Your task:
Data follows below. Repeat exactly the lines between the line holding "What Altair code" and the line holding "base = alt.Chart(df)", inclusive, and nothing more; drop pictures.

Items:
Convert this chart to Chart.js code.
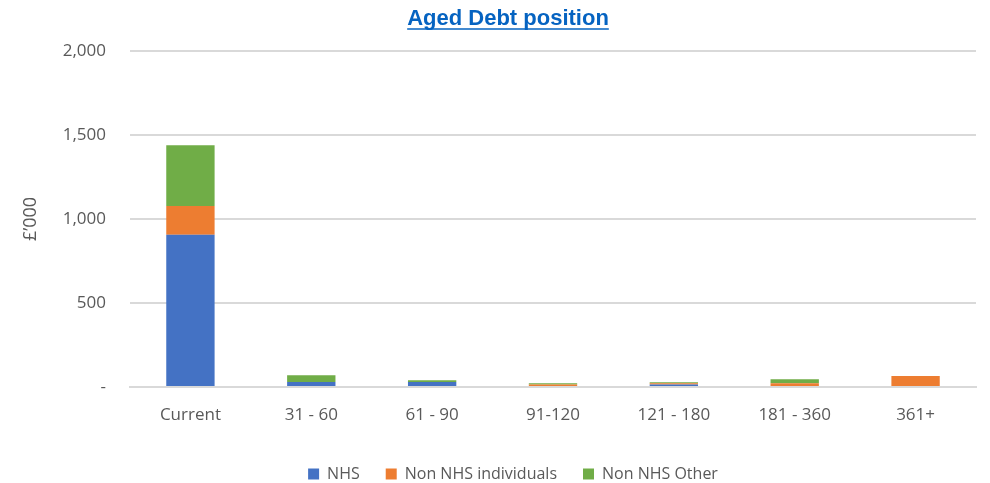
<!DOCTYPE html>
<html>
<head>
<meta charset="utf-8">
<script src="https://cdn.jsdelivr.net/npm/chart.js@4/dist/chart.umd.min.js"></script>
<style>
  html, body { margin: 0; padding: 0; background: #fff; }
  #wrap { position: relative; width: 990px; height: 483px; }
</style>
</head>
<body>
<div id="wrap"><canvas id="c" width="990" height="483"></canvas></div>
<script>
// Aged debt buckets (£'000)
const categories = ['Current', '31 - 60', '61 - 90', '91-120', '121 - 180', '181 - 360', '361+'];
const nhs = [906, 30, 30, 0, 15, 0, 0];
const nonNhsIndividuals = [171, 0, 0, 15, 8, 22, 65];
const nonNhsOther = [362, 40, 10, 8, 6, 24, 0];
const yTicks = [0, 500, 1000, 1500, 2000];
const chartTitle = 'Aged Debt position';
const yAxisTitle = '£\u2019000';

const tickFont = { family: '"Open Sans", sans-serif', size: 17 };

// Underlined, link-blue chart heading and the rotated value-axis caption
const headingPlugin = {
  id: 'heading',
  afterDraw(chart) {
    const ctx = chart.ctx;
    ctx.save();
    ctx.font = 'bold 22px "Liberation Sans", Arial, sans-serif';
    ctx.fillStyle = '#0563C1';
    ctx.textAlign = 'center';
    ctx.textBaseline = 'alphabetic';
    const cx = 508;
    ctx.fillText(chartTitle, cx, 25);
    const w = ctx.measureText(chartTitle).width;
    ctx.strokeStyle = '#0563C1';
    ctx.lineWidth = 1.5;
    ctx.beginPath();
    ctx.moveTo(cx - w / 2, 29);
    ctx.lineTo(cx + w / 2, 29);
    ctx.stroke();
    ctx.restore();

    const area = chart.chartArea;
    ctx.save();
    ctx.translate(31, (area.top + area.bottom) / 2);
    ctx.rotate(-Math.PI / 2);
    ctx.font = '18px "Open Sans", sans-serif';
    ctx.fillStyle = '#595959';
    ctx.textAlign = 'center';
    ctx.textBaseline = 'middle';
    ctx.fillText(yAxisTitle, 0, 0);
    ctx.restore();
  }
};

new Chart(document.getElementById('c'), {
  type: 'bar',
  data: {
    labels: categories,
    datasets: [
      { label: 'NHS', data: nhs, backgroundColor: '#4472C4' },
      { label: 'Non NHS individuals', data: nonNhsIndividuals, backgroundColor: '#ED7D31' },
      { label: 'Non NHS Other', data: nonNhsOther, backgroundColor: '#70AD47' }
    ]
  },
  options: {
    responsive: false,
    animation: false,
    layout: { padding: { left: 50, right: 14, top: 51, bottom: -9 } },
    datasets: { bar: { barPercentage: 0.4, categoryPercentage: 1.0 } },
    scales: {
      x: {
        stacked: true,
        afterFit(axis) { axis.height = 53; },
        grid: { display: false, drawTicks: false },
        border: { color: '#d9d9d9', width: 2 },
        ticks: { color: '#595959', font: tickFont, padding: 18 }
      },
      y: {
        stacked: true,
        min: 0,
        max: 2000,
        afterBuildTicks(axis) { axis.ticks = yTicks.map(v => ({ value: v })); },
        afterFit(axis) { axis.width = 80; },
        grid: { color: '#d9d9d9', lineWidth: 2, drawTicks: false },
        border: { display: false },
        ticks: {
          color: '#595959',
          font: tickFont,
          padding: 24,
          callback: v => v === 0 ? '-' : v.toLocaleString('en-GB')
        }
      }
    },
    plugins: {
      title: { display: false },
      legend: {
        position: 'bottom',
        labels: {
          color: '#595959',
          font: { family: '"Open Sans", sans-serif', size: 16 },
          boxWidth: 11,
          boxHeight: 11,
          padding: 26
        }
      },
      tooltip: { enabled: false }
    }
  },
  plugins: [headingPlugin]
});
</script>
</body>
</html>
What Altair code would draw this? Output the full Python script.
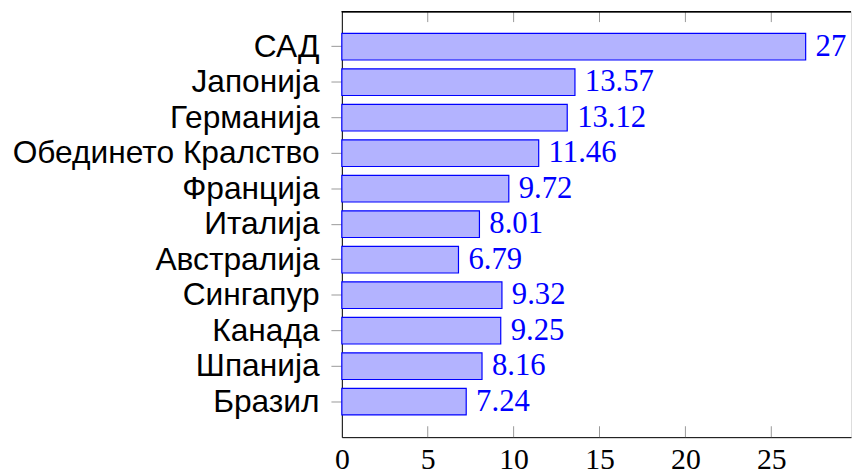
import altair as alt
import pandas as pd

countries = ["САД", "Јапонија", "Германија", "Обединето Кралство", "Франција",
             "Италија", "Австралија", "Сингапур", "Канада", "Шпанија", "Бразил"]
values = [27, 13.57, 13.12, 11.46, 9.72, 8.01, 6.79, 9.32, 9.25, 8.16, 7.24]
x_ticks = [0, 5, 10, 15, 20, 25]

TOTAL_W, H = 852, 430

df = pd.DataFrame({"country": countries, "value": values,
                   "label": [f"{v:g}" for v in values]})
ticks_df = pd.DataFrame({"t": x_ticks[1:]})

xscale = alt.Scale(domain=[0, 29.64], nice=False, zero=True)
yscale = alt.Scale(paddingInner=0.25, paddingOuter=0.625)

base = alt.Chart(df)

bars = base.mark_bar(fill="#b3b3ff", stroke="#0000ff", strokeWidth=1.2).encode(
    x=alt.X("value:Q", scale=xscale,
            axis=alt.Axis(values=x_ticks, title=None, tickSize=0, labelPadding=8,
                          labelFont="Liberation Serif", labelFontSize=30,
                          labelColor="black", domainColor="black", grid=False,
                          labelFlush=False)),
    y=alt.Y("country:N", sort=countries, scale=yscale,
            axis=alt.Axis(title=None, tickSize=11, tickColor="#999999",
                          labelPadding=12, labelFont="Liberation Sans",
                          labelFontSize=32, labelColor="black",
                          domainColor="black", labelLimit=500)),
)

labels = base.mark_text(align="left", baseline="middle", dx=10,
                        font="Liberation Serif", fontSize=31, color="#0000ff").encode(
    x=alt.X("value:Q", scale=xscale),
    y=alt.Y("country:N", sort=countries, scale=yscale),
    text="label:N",
)

top_axis = alt.Chart(ticks_df).mark_rule(color="black", strokeWidth=1).encode(
    x=alt.value(0), x2=alt.value("width"), y=alt.value(0.5)
)

tick_top = alt.Chart(ticks_df).mark_rule(color="#999999", strokeWidth=1).encode(
    x=alt.X("t:Q", scale=xscale), y=alt.value(0), y2=alt.value(11)
)
tick_bot = alt.Chart(ticks_df).mark_rule(color="#999999", strokeWidth=1).encode(
    x=alt.X("t:Q", scale=xscale), y=alt.value(H), y2=alt.value(H - 11)
)

chart = alt.layer(bars, tick_top, tick_bot, top_axis, labels).properties(
    width=TOTAL_W, height=H,
    autosize=alt.AutoSizeParams(type="fit-x", contains="padding"),
    padding={"left": 4, "top": 0, "right": 0, "bottom": 0}
).configure_view(stroke=None).configure(background="white")

chart.save("out.html", embed_options={"renderer": "svg", "actions": False})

Solution to this problem:
What Altair code would draw this? Output the full Python script.
import altair as alt
import pandas as pd

countries = ["САД", "Јапонија", "Германија", "Обединето Кралство", "Франција",
             "Италија", "Австралија", "Сингапур", "Канада", "Шпанија", "Бразил"]
values = [27, 13.57, 13.12, 11.46, 9.72, 8.01, 6.79, 9.32, 9.25, 8.16, 7.24]
x_ticks = [0, 5, 10, 15, 20, 25]

TOTAL_W, H = 852, 430

df = pd.DataFrame({"country": countries, "value": values,
                   "label": [f"{v:g}" for v in values]})
ticks_df = pd.DataFrame({"t": x_ticks[1:]})

xscale = alt.Scale(domain=[0, 29.64], nice=False, zero=True)
yscale = alt.Scale(paddingInner=0.25, paddingOuter=0.625)

base = alt.Chart(df)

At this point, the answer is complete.